【2020年5月4日】実験音楽の水平線の果てにはポップスの地平が見える 〜 ‘80年代初めのアヴァンギャルド音楽を聴きかえして

今日は久しぶりに実家に帰ってレコードを聴いていました。

自然と手が伸びたのが、ニュー・ウェイヴ期の前衛音楽のレコードたちです。前衛音楽という言葉、今は死語かもしれませんが。

 

 

 

前衛音楽というのは、ヒトが聴いて「快」と感じる音 (いわゆる音楽)と、単なる雑音に聴こえる音 (つまり音楽になっていない音) ーー その境界線を認識して、その「音楽」と「雑音」の境界線で鳴っている音を、グイッと少しでも、音楽の方に押し拡げる、そんな行為ではないかと、昔から漠然と思っています。

だから、分かる人、聴こうと耳をそば立てる人にしか、音楽に聴こえない=分からない人には単なるノイズ、に聴こえるのでしょう。

 

 

かつて前衛音楽は、ジャズやプログレ等のインプロヴィゼーション (即興音楽) が主流でしたが、’70年代の終わり〜‘80年代の初めにかけてのパンク〜ニュー・ウェイヴ期から、演奏だけでなく、レコーディングのプロセスも、音楽性を決定する重要な要素になってきたと感じます。
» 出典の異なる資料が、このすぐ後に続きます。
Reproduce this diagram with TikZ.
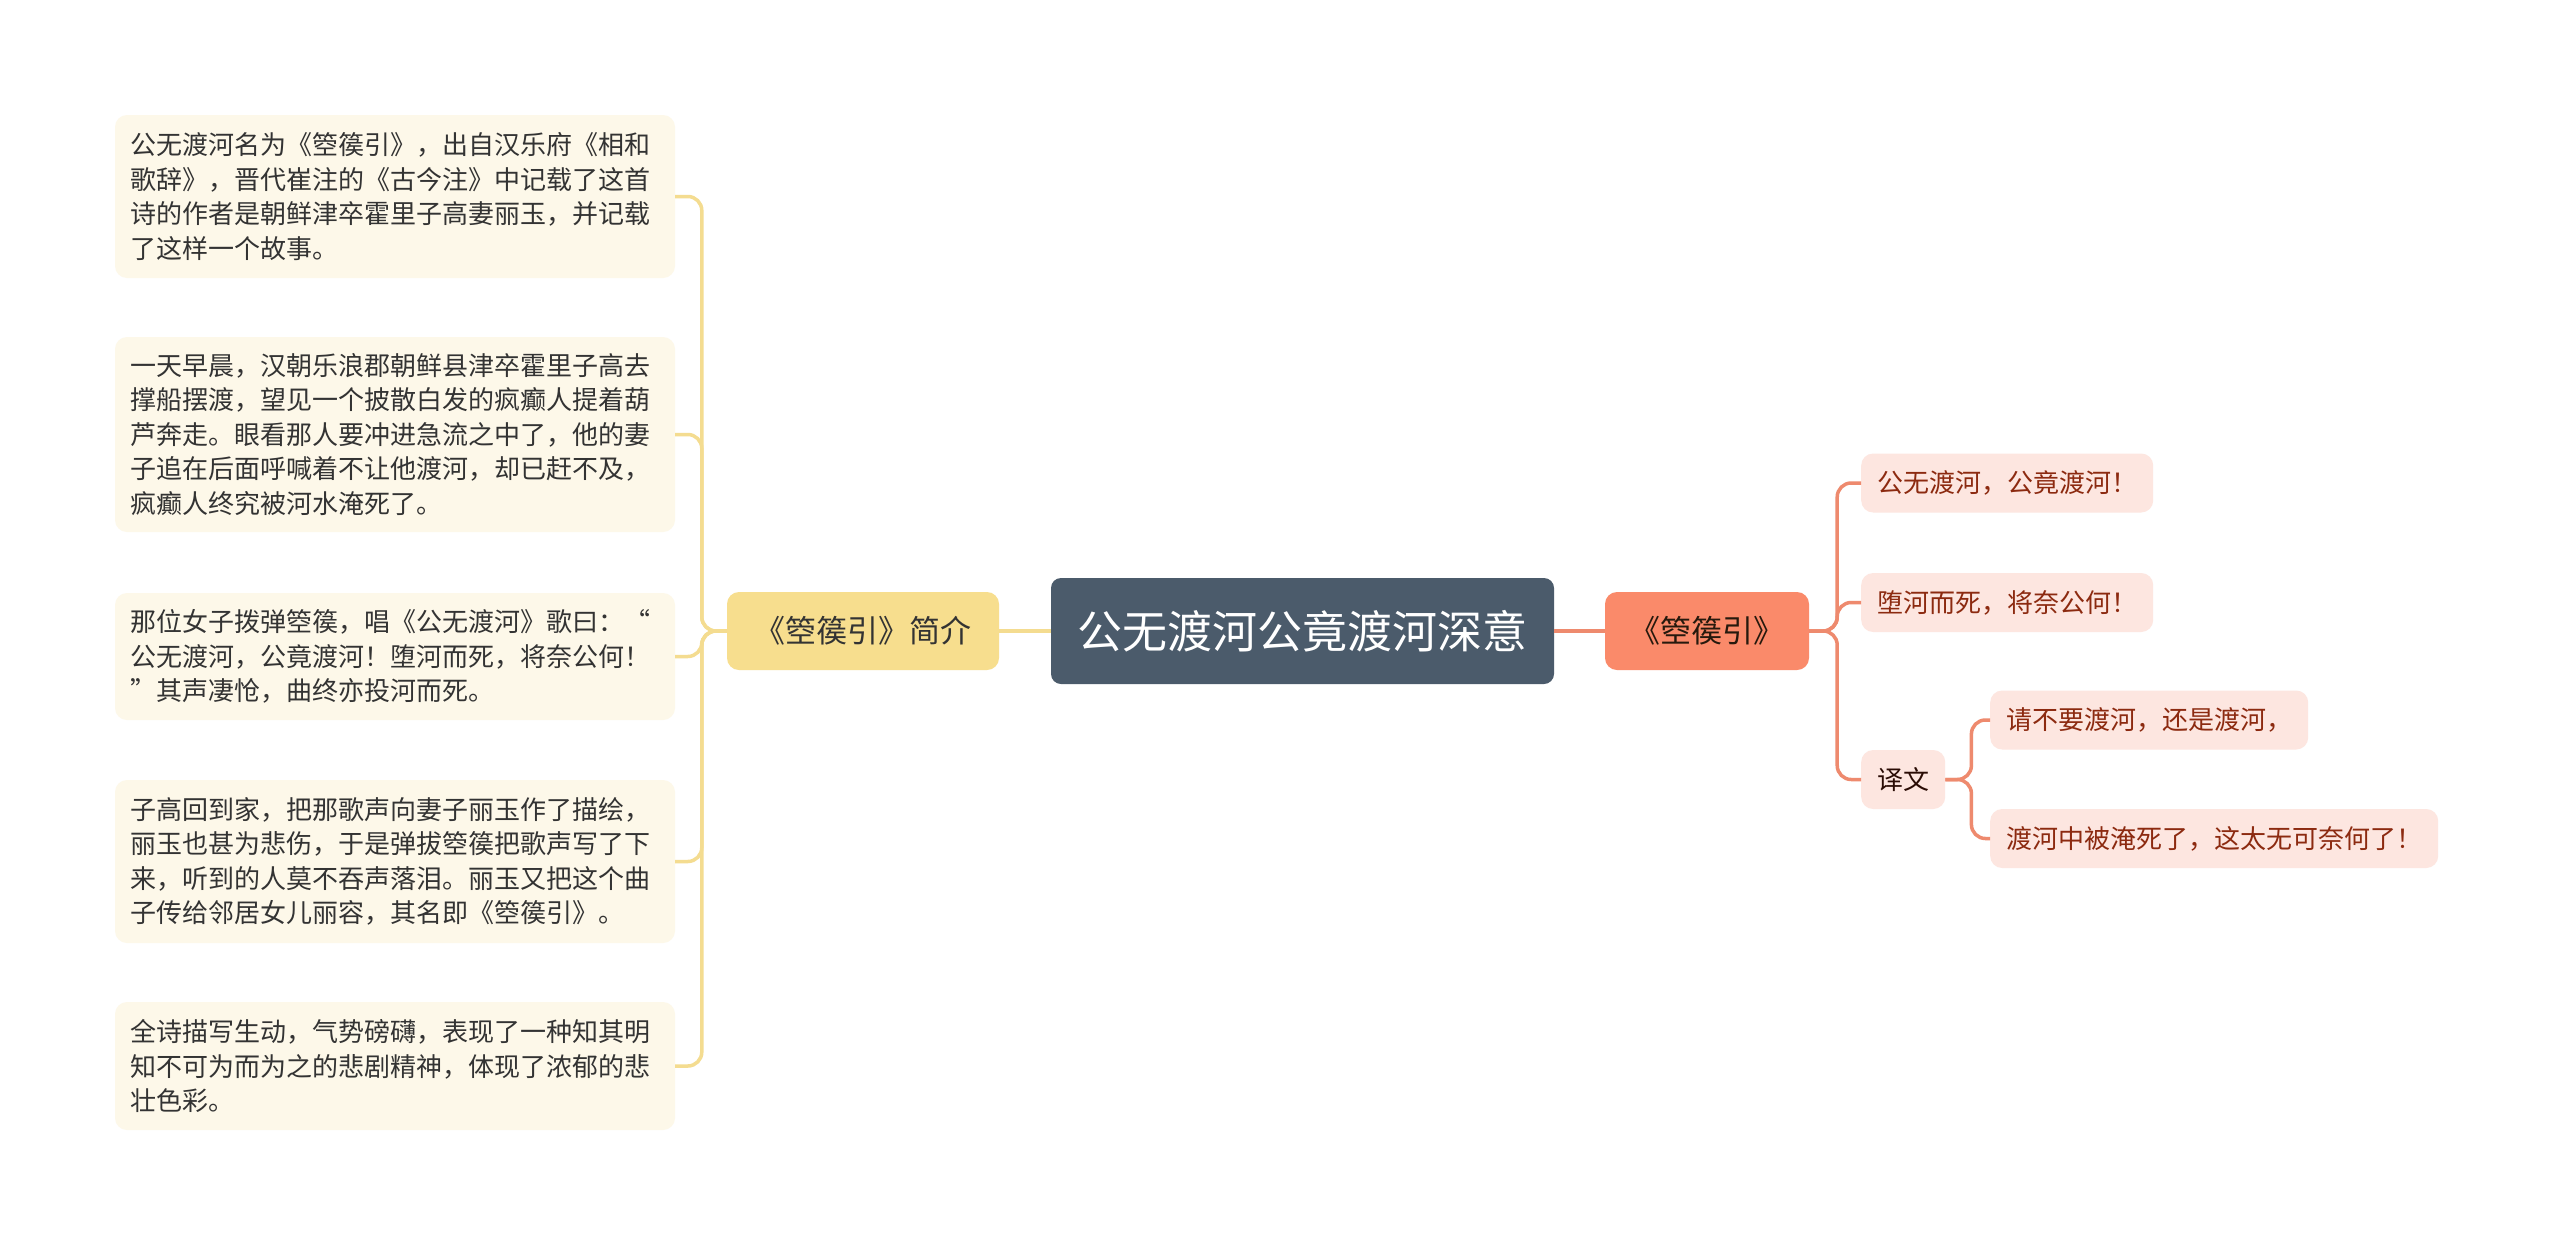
\documentclass[tikz,border=0pt]{standalone}
\usepackage{fontspec}
\setmainfont{Noto Sans CJK SC}

\definecolor{creambg}{HTML}{FDF8E9}
\definecolor{yellowln}{HTML}{F4DC90}
\definecolor{yellowbg}{HTML}{F7DE8E}
\definecolor{slatebg}{HTML}{4B5B6B}
\definecolor{coralln}{HTML}{EE8A6E}
\definecolor{coralbg}{HTML}{FA8A6A}
\definecolor{pinkbg}{HTML}{FDE6E0}
\definecolor{leaftext}{HTML}{8C2A10}
\definecolor{notetext}{HTML}{333333}

\tikzset{
  notebox/.style={fill=creambg, rounded corners=12pt, text width=530pt, align=left,
    inner xsep=15pt, inner ysep=0pt, text=notetext, font=\fontsize{26}{34.5}\selectfont},
  introbox/.style={fill=yellowbg, rounded corners=12pt, minimum width=272pt, minimum height=78pt,
    text=notetext, font=\fontsize{31}{36}\selectfont},
  rootbox/.style={fill=slatebg, rounded corners=10pt, minimum width=503pt, minimum height=106pt,
    text=white, font=\fontsize{45}{52}\selectfont},
  poembox/.style={fill=coralbg, rounded corners=12pt, minimum width=204pt, minimum height=78pt,
    text=black!80!brown, font=\fontsize{31}{36}\selectfont},
  leafbox/.style={fill=pinkbg, rounded corners=12pt, anchor=west, minimum height=59pt,
    inner xsep=16pt, text=leaftext, font=\fontsize{26}{30}\selectfont},
  yline/.style={draw=yellowln, line width=3.5pt, rounded corners=14pt},
  oline/.style={draw=coralln, line width=3.5pt, rounded corners=14pt}
}

\begin{document}
\begin{tikzpicture}[x=1pt, y=-1pt]
    \useasboundingbox[fill=white] (0,0) rectangle (2560,1245);

    % left notes
    \node[notebox, minimum height=163pt] (note1) at (395,196.5) {公无渡河名为《箜篌引》，出自汉乐府《相和\\歌辞》，晋代崔注的《古今注》中记载了这首\\诗的作者是朝鲜津卒霍里子高妻丽玉，并记载\\了这样一个故事。};
    \node[notebox, minimum height=195pt] (note2) at (395,434.5) {一天早晨，汉朝乐浪郡朝鲜县津卒霍里子高去\\撑船摆渡，望见一个披散白发的疯癫人提着葫\\芦奔走。眼看那人要冲进急流之中了，他的妻\\子追在后面呼喊着不让他渡河，却已赶不及，\\疯癫人终究被河水淹死了。};
    \node[notebox, minimum height=127pt] (note3) at (395,656.5) {那位女子拨弹箜篌，唱《公无渡河》歌曰：“\\公无渡河，公竟渡河！堕河而死，将奈公何！\\”其声凄怆，曲终亦投河而死。};
    \node[notebox, minimum height=163pt] (note4) at (395,861.5) {子高回到家，把那歌声向妻子丽玉作了描绘，\\丽玉也甚为悲伤，于是弹拔箜篌把歌声写了下\\来，听到的人莫不吞声落泪。丽玉又把这个曲\\子传给邻居女儿丽容，其名即《箜篌引》。};
    \node[notebox, minimum height=128pt] (note5) at (395,1066) {全诗描写生动，气势磅礴，表现了一种知其明\\知不可为而为之的悲剧精神，体现了浓郁的悲\\壮色彩。};

    % centre
    \node[introbox] (intro) at (863,631) {《箜篌引》简介};
    \node[rootbox] (root) at (1302.5,631) {公无渡河公竟渡河深意};
    \node[poembox] (poem) at (1707,631) {《箜篌引》};

    % right leaves
    \node[leafbox] (line1) at (1861,483) {公无渡河，公竟渡河！};
    \node[leafbox] (line2) at (1861,602.5) {堕河而死，将奈公何！};
    \node[leafbox, text=black!70!leaftext] (trans) at (1861,779.5) {译文};
    \node[leafbox] (trans1) at (1990,720) {请不要渡河，还是渡河，};
    \node[leafbox] (trans2) at (1990,838.5) {渡河中被淹死了，这太无可奈何了！};

    % connectors
    \draw[yline] (root.west) -- (intro.east);
    \foreach \i in {1,...,5}
      \draw[yline] (intro.west) -- ++(-25,0) |- (note\i.east);
    \draw[oline] (root.east) -- (poem.west);
    \foreach \n in {line1,line2,trans}
      \draw[oline] (poem.east) -- ++(28,0) |- (\n.west);
    \foreach \n in {trans1,trans2}
      \draw[oline] (trans.east) -- ++(26,0) |- (\n.west);
  \end{tikzpicture}
\end{document}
演奏テクニックがなくても音楽が出来る時代の幕開けです。

 

 

 

私が今日聴いていたのは、そんな時期のレコードです。

今どき、いろんなノイズをサンプリングして規則化して聴かせるのは、その辺のアマチュア・ミュージシャンでもすぐに出来るのですが、PCやサンプラーもないこの時代、制作はほんとに大変だったんだろうなあと。

 

 

 

ちょっと話は変わりますが、私と同じぐらいの年代でダブが好きな方は、必ず、ニュー・ウェイヴのアヴァンギャルドな音楽を聴いていた人だと断言出来ます。
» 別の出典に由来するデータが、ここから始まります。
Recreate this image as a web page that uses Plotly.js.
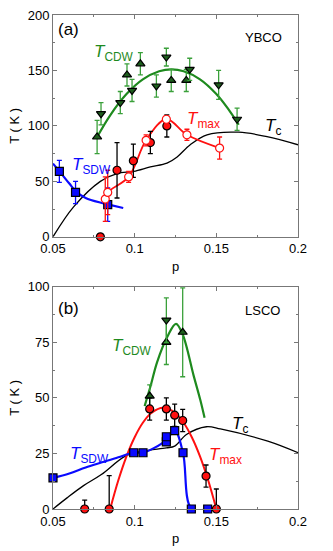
<!DOCTYPE html>
<html><head><meta charset="utf-8">
<script src="https://cdn.plot.ly/plotly-3.0.1.min.js"></script>
<style>html,body{margin:0;padding:0;background:#fff}#chart{width:333px;height:551px}</style>
</head><body><div id="chart"></div>
<script>
// ===== Panel (a) YBCO =====
const a_cdwUp_p = [0.077, 0.0953, 0.1035, 0.1224, 0.1316];
const a_cdwUp_T = [90, 146, 156, 141, 141];
const a_cdwUp_e = [15, 10, 10, 10, 10];
const a_cdwDn_p = [0.0794, 0.0912, 0.0984, 0.1133, 0.1194, 0.1337, 0.1514, 0.1627];
const a_cdwDn_T = [111, 121, 132, 136, 162, 151, 137, 106];
const a_cdwDn_e = [10, 10, 10, 10, 8, 10, 13, 10];
const a_cdwFit_p = [0.077, 0.085, 0.095, 0.105, 0.115, 0.1225, 0.13, 0.14, 0.15, 0.16, 0.1637];
const a_cdwFit_T = [90, 109.6, 128.7, 142, 149.3, 151, 149.3, 142, 128.7, 109.6, 101];
const a_tmaxOpen_p = [0.082, 0.0835, 0.0963, 0.107, 0.1194, 0.132, 0.152];
const a_tmaxOpen_T = [34, 40, 54, 87, 106, 92, 80];
const a_tmaxOpen_e = [20, 20, 5, 5, 3, 5, 10];
const a_tmaxFill_p = [0.079, 0.0892, 0.0992, 0.1096, 0.1197];
const a_tmaxFill_T = [0, 60, 68.5, 85, 100];
const a_tmaxFill_e = [0, 25, 15, 10, 10];
const a_sdw_p = [0.0539, 0.0638, 0.0835];
const a_sdw_T = [59, 40, 29];
const a_sdw_e = [10, 10, 15];
const a_sdwFit_p = [0.05, 0.054, 0.06, 0.064, 0.07, 0.08, 0.0835, 0.093];
const a_sdwFit_T = [66, 59, 48, 41, 35, 30.5, 29.3, 26];
const a_tc_p = [0.05, 0.0626, 0.079, 0.0892, 0.0994, 0.1096, 0.1198, 0.126, 0.134, 0.1443, 0.1637, 0.181, 0.2];
const a_tc_T = [0, 27, 50, 57, 59, 63, 66.4, 72, 83, 92, 94.3, 90.3, 83];

// ===== Panel (b) LSCO =====
const b_cdwUp_p = [0.1092, 0.1194, 0.1294];
const b_cdwUp_T = [50.8, 75, 79.5];
const b_cdwUp_e = [5, 10, 20];
const b_cdwDn_p = [0.1194];
const b_cdwDn_T = [85];
const b_cdwDn_e = [10];
const b_cdwFit_p = [0.1061, 0.11, 0.1137, 0.12, 0.1253, 0.1294, 0.1361, 0.1402, 0.1428];
const b_cdwFit_T = [46.3, 56, 66, 77.5, 83.3, 78.5, 60, 49, 41];
const b_tmax_p = [0.0694, 0.0844, 0.1092, 0.1194, 0.1245, 0.1294, 0.1437, 0.15];
const b_tmax_T = [0, 0, 45, 45, 42.2, 39.8, 14.8, 0];
const b_tmax_e = [4, 15, 5, 5, 5, 5, 5, 9];
const b_tmaxFit_p = [0.085, 0.09, 0.095, 0.1, 0.105, 0.11, 0.1175, 0.125, 0.13, 0.135, 0.14, 0.145, 0.15];
const b_tmaxFit_T = [0, 12.9, 23.7, 32.3, 38.8, 43.1, 45.5, 43.1, 38.8, 32.3, 23.7, 12.9, 0];
const b_sdw_p = [0.05, 0.0994, 0.1051, 0.1194, 0.1194, 0.1245, 0.1296, 0.1347, 0.1447];
const b_sdw_T = [14, 25.3, 25.3, 30.2, 32.5, 35.3, 25.3, 0, 0];
const b_sdwFit_p = [0.05, 0.06, 0.07, 0.08, 0.09, 0.0994, 0.1051, 0.112, 0.1194, 0.1245, 0.1296, 0.1347, 0.1447];
const b_sdwFit_T = [14, 16, 18.7, 21, 23.3, 25.3, 25.4, 27.5, 31, 35.3, 25.3, 0.3, 0];
const b_tc_p = [0.05, 0.0586, 0.0687, 0.0796, 0.0943, 0.1051, 0.1194, 0.1245, 0.1317, 0.1439, 0.1525, 0.1815, 0.2];
const b_tc_T = [0, 5, 10.5, 15.5, 23.8, 26, 27.5, 28.3, 33.5, 37, 36, 30.5, 25.3];

const GREEN = '#1e8a1e', GREEN_ERR = '#3aa03a', GREEN_FILL = '#1d5e1d';
const RED = '#ff1010', BLUE = '#0a0aff';

function line(x, y, color, w, xa, ya, shape) {
  return {x, y, xaxis: xa, yaxis: ya, mode: 'lines', type: 'scatter', hoverinfo: 'skip',
    line: {color, width: w, shape: shape || 'spline', smoothing: 1}};
}
function pts(x, y, e, sym, fill, edge, errColor, xa, ya, size) {
  const t = {x, y, xaxis: xa, yaxis: ya, mode: 'markers', type: 'scatter', cliponaxis: false,
    marker: {symbol: sym, size: size || 8, color: fill, line: {color: edge, width: 1.2}}};
  if (e) t.error_y = {type: 'data', array: e, visible: true, color: errColor, thickness: 1.3, width: 2.5};
  return t;
}

const data = [
  // panel a
  line(a_tc_p, a_tc_T, '#000', 1.3, 'x', 'y'),
  line(a_cdwFit_p, a_cdwFit_T, GREEN, 2.2, 'x', 'y'),
  line(a_sdwFit_p, a_sdwFit_T, BLUE, 2.2, 'x', 'y'),
  line(a_tmaxOpen_p, a_tmaxOpen_T, RED, 1.8, 'x', 'y'),
  pts(a_cdwUp_p, a_cdwUp_T, a_cdwUp_e, 'triangle-up', GREEN_FILL, '#000', GREEN_ERR, 'x', 'y'),
  pts(a_cdwDn_p, a_cdwDn_T, a_cdwDn_e, 'triangle-down', GREEN_FILL, '#000', GREEN_ERR, 'x', 'y'),
  pts(a_sdw_p, a_sdw_T, a_sdw_e, 'square', BLUE, '#000', BLUE, 'x', 'y'),
  pts(a_tmaxFill_p, a_tmaxFill_T, a_tmaxFill_e, 'circle', RED, '#000', '#000', 'x', 'y'),
  pts(a_tmaxOpen_p, a_tmaxOpen_T, a_tmaxOpen_e, 'circle', '#fff', RED, RED, 'x', 'y'),
  // panel b
  line(b_tc_p, b_tc_T, '#000', 1.3, 'x2', 'y2'),
  line(b_cdwFit_p, b_cdwFit_T, GREEN, 2.2, 'x2', 'y2'),
  line(b_tmaxFit_p, b_tmaxFit_T, RED, 2.0, 'x2', 'y2'),
  line(b_sdwFit_p, b_sdwFit_T, BLUE, 2.2, 'x2', 'y2'),
  pts(b_cdwUp_p, b_cdwUp_T, b_cdwUp_e, 'triangle-up', GREEN_FILL, '#000', GREEN_ERR, 'x2', 'y2'),
  pts(b_cdwDn_p, b_cdwDn_T, b_cdwDn_e, 'triangle-down', GREEN_FILL, '#000', GREEN_ERR, 'x2', 'y2'),
  pts(b_tmax_p, b_tmax_T, b_tmax_e, 'circle', RED, '#000', '#000', 'x2', 'y2'),
  pts(b_sdw_p, b_sdw_T, null, 'square', BLUE, '#000', BLUE, 'x2', 'y2'),
];
data.forEach(d => d.showlegend = false);

const F = 'Liberation Sans, Arial, sans-serif';
function xax(anchor) {
  return {anchor, range: [0.05, 0.2], tickvals: [0.05, 0.1, 0.15, 0.2], ticktext: ['0.05', '0.1', '0.15', '0.2'],
    ticks: 'inside', ticklen: 4, tickcolor: '#777', showline: true, linecolor: '#777', linewidth: 1, mirror: 'ticks',
    showgrid: false, zeroline: false, tickfont: {family: F, size: 13, color: '#000'},
    minor: {dtick: 0.025, tick0: 0.05, ticks: 'inside', ticklen: 2, tickcolor: '#777', showgrid: false},
    title: {text: 'p', font: {family: F, size: 13, color: '#000'}, standoff: 6}, automargin: false};
}
function yax(anchor, domain, range, dtick, minor) {
  return {anchor, domain, range, dtick, tick0: 0,
    ticks: 'inside', ticklen: 4, tickcolor: '#777', showline: true, linecolor: '#777', linewidth: 1, mirror: 'ticks',
    showgrid: false, zeroline: false, tickfont: {family: F, size: 13, color: '#000'},
    minor: {dtick: minor, ticks: 'inside', ticklen: 2, tickcolor: '#777', showgrid: false},
    title: {text: 'T ( K )', font: {family: F, size: 13, color: '#000'}, standoff: 5}, automargin: false};
}

function ann(text, x, y, xref, yref, color, size) {
  return {text, x, y, xref, yref, xanchor: 'left', yanchor: 'middle', showarrow: false,
    font: {family: F, size: size, color}};
}
const annotations = [
  ann('(a)', 0.0518, 186.5, 'x', 'y', '#000', 17),
  ann('YBCO', 0.1666, 180, 'x', 'y', '#000', 13),
  ann('<i>T</i><sub>CDW</sub>', 0.0741, 166, 'x', 'y', GREEN, 17),
  ann('<i>T</i><sub>max</sub>', 0.131, 105, 'x', 'y', RED, 17),
  ann('<i>T</i><sub>c</sub>', 0.1787, 99, 'x', 'y', '#000', 17),
  ann('<i>T</i><sub>SDW</sub>', 0.0606, 64, 'x', 'y', BLUE, 17),
  ann('(b)', 0.0518, 90.2, 'x2', 'y2', '#000', 17),
  ann('LSCO', 0.1666, 89.3, 'x2', 'y2', '#000', 13),
  ann('<i>T</i><sub>CDW</sub>', 0.0851, 73, 'x2', 'y2', GREEN, 17),
  ann('<i>T</i><sub>c</sub>', 0.1586, 38, 'x2', 'y2', '#000', 17),
  ann('<i>T</i><sub>max</sub>', 0.1445, 24, 'x2', 'y2', RED, 17),
  ann('<i>T</i><sub>SDW</sub>', 0.0594, 24.5, 'x2', 'y2', BLUE, 17),
];

const layout = {
  width: 333, height: 551, margin: {l: 53, r: 35, t: 15, b: 42},
  paper_bgcolor: '#fff', plot_bgcolor: '#fff', showlegend: false,
  font: {family: F, color: '#000'},
  xaxis: xax('y'),
  yaxis: yax('x', [0.551, 1], [0, 200], 50, 25),
  xaxis2: xax('y2'),
  yaxis2: yax('x2', [0, 0.45], [0, 100], 25, 12.5),
  annotations
};
Plotly.newPlot('chart', data, layout, {staticPlot: true, displayModeBar: false});
</script></body></html>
ダブは、音楽の境界線を広げた大成功例です。ダブなくしてヒップホップもエレクトロニカも産まれていません。

ダブは一聴して、メロディが壊れていて難解な音楽に聴こえますが、実はそんな事はありません。大きい音で鳴らすと心が解放される、実に気持ちのいい音楽です。

 

 

今日聴いていたのは、そんなダブの気持ち良さまでは到達出来ずに、悪戦苦闘していた音たちです。

それでも、当時はお経のように聴こえて眠くなったり、只々うるさくて買ったのを後悔しつつも、せっかく貯めたお小遣いで買ったからと、無理矢理聴いたりで、つまりはちゃんと自分の中で消化出来なかった音たちです。

 

 

 

それで、40年近く経って聴いて、どう聴こえたかというと、これが、どれもポップに聴こえます。何で当時はグシャグシャした音に聴こえたんだろうと思うくらいに、どれもポップで聴きやすい。

おそらく、多くの有名無名のミュージシャンたちの努力で、少しずつ、少しずつ、ヒト (私) が音楽と感じる領域が広くなってきたのでしょう。

ありがたいなあと、しみじみ思います。

 

 

 

 

 

回っているレコードは、キャバレー・ヴォルテール「ザ・ヴォイス・オブ・アメリカ」。